本件審査請求に係る審理手続は適正に行われたものと認められる。

2 審査会の判断について

(1) 本件処分の取消しについて

ア 本件における法令等の規定について

(ア) 児童福祉法(昭和22年法律第164号。以下「法」という。)において、要保護児童(保護者のない児童又は保護者に監護させることが不適当であると認められる児童)を発見した者は、これを市町村、都道府県の設置する福祉事務所又は児童相談所に通告しなければならず(法第25条第1項)、通告を受けた児童相談所長は、当該要保護児童について、児童福祉司等による指導その他の法第27条の措置が必要であると認めたときは、これを知事に報告しなければならない(法第26条第1項第1号)とされている。当該通告を受けた児童相談所長は、必要があると認めるときは、同号の規定による知事への報告の措置を採るに至るまで、当該要保護児童の一時保護を行うことができる(法第33条第1項)が、当該一時保護の期間は、一時保護を開始した日から2月を超えてはならない(法第33条第3項)とされている。そして、知事は、同号の規定による報告を受けた児童について、法第27条第1項各号のいずれかの措置を採らなければならない(法第27条第1項)とされている。
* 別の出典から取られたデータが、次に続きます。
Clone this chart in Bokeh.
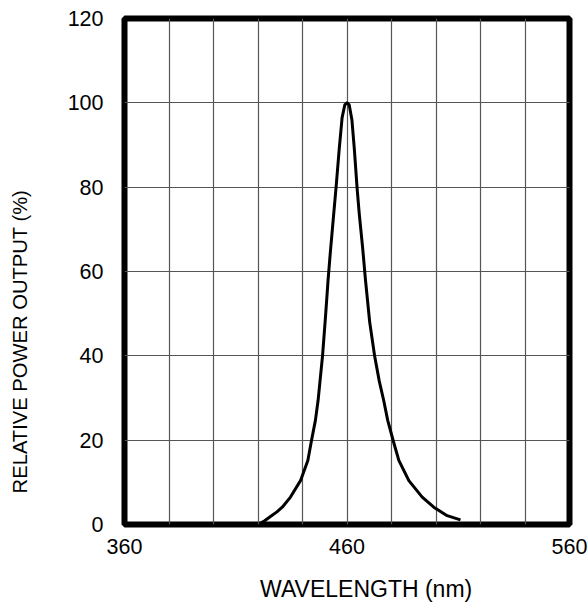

(イ) 上記法第27条第1項の規定による知事の権限は、群馬県中央児童相談所長に委任されている(群馬県事務委任規則(昭和43年群馬県規則第72号)第4条第1項)。

(ウ) 児童相談所運営指針(平成2年児発133号厚生省児童家庭局通知。以下「指針」という。)において、児童福祉司指導は、複雑困難な家庭環境に起因する問題を有する子ども等、援助に専門的な知識、技術を要する事例に対して行う(指針第4章第2節2(1)ア)とされている。

イ 本件処分の違法性について

 まず、本件処分に至った経緯については、平成○○年○○月○○日の夜に母からこどもホットライン24に母と子の飛び込み自殺を想起させる電話があったことを発端として、警察への援助要請及び警察からの通告を経て、同月○○日から法第33条第1項の規定により一時保護を行い、子と家庭の状況等の調査を経て同年○○月○○日付けで当該一時保護を解除するとともに本件処分を行ったというものである。本件処分について、審査請求人は、当該電話において母が子に危害を加えるような言葉を口にしたことは本心ではなく児童相談所への当てつけであり、実際には児童虐待を行っておらず、児童虐待の事実がないのにもかかわらず行われた本件処分については違法である旨主張しているが、本件処分の児童福祉司指導は、「複雑困難な家庭環境に起因する問題を有する子ども等、援助に専門的な知識、技術を要する事例に対して行う」(指針第4章第2節2(1)ア)とされており、必ずしも児童虐待の事実を必要としているものではなく、同年○○月○○日夜の母の一連の言動のことやこれまでの処分庁による継続した支援の経過を踏まえれば、児童福祉司指導が必要であるという処分庁の判断は妥当であり、処分庁が本件処分を行ったことについて違法又は不当な点はない。したがって、本件審査請求のうち、本件処分の取消しを求める部分については理由がないことから棄却すべきものである。

(2) 児童虐待の事実確認の取消しについて

 行政不服審査法における不服申立ての対象は、「行政庁の処分その他公権力の行使に当たる行為(同法第1条第2項)」であり、行政事件訴訟法(昭和37年法律第139号)における抗告訴訟の対象である「行政庁の処分その他公権力の行使に当たる行為」と同一の規定となっている。抗告訴訟の対象について争われた最高裁昭和39年10月29日第一小法廷判決によれば、「行政庁の処分その他公権力の行使に当たる行為」とは、「行政庁による公権力の行使であり、直接国民の権利義務を形成し又はその範囲を具体的に確定する行為」であると解されているところ、審査請求人が取消しを求めている「児童虐待の事実確認」については、処分庁が当該事実確認を行ったとしても、直接審査請求人の権利義務を形成し又はその範囲を具体的に確定するものではないため、行政不服審査法における「行政庁の処分その他公権力の行使に当たる行為」には該当しない。したがって、「児童虐待の事実確認の取消し」を求めるとする請求は不適法なものであるから、本件審査請求のうち、児童虐待の事実確認の取消しを求める部分については却下すべきものである。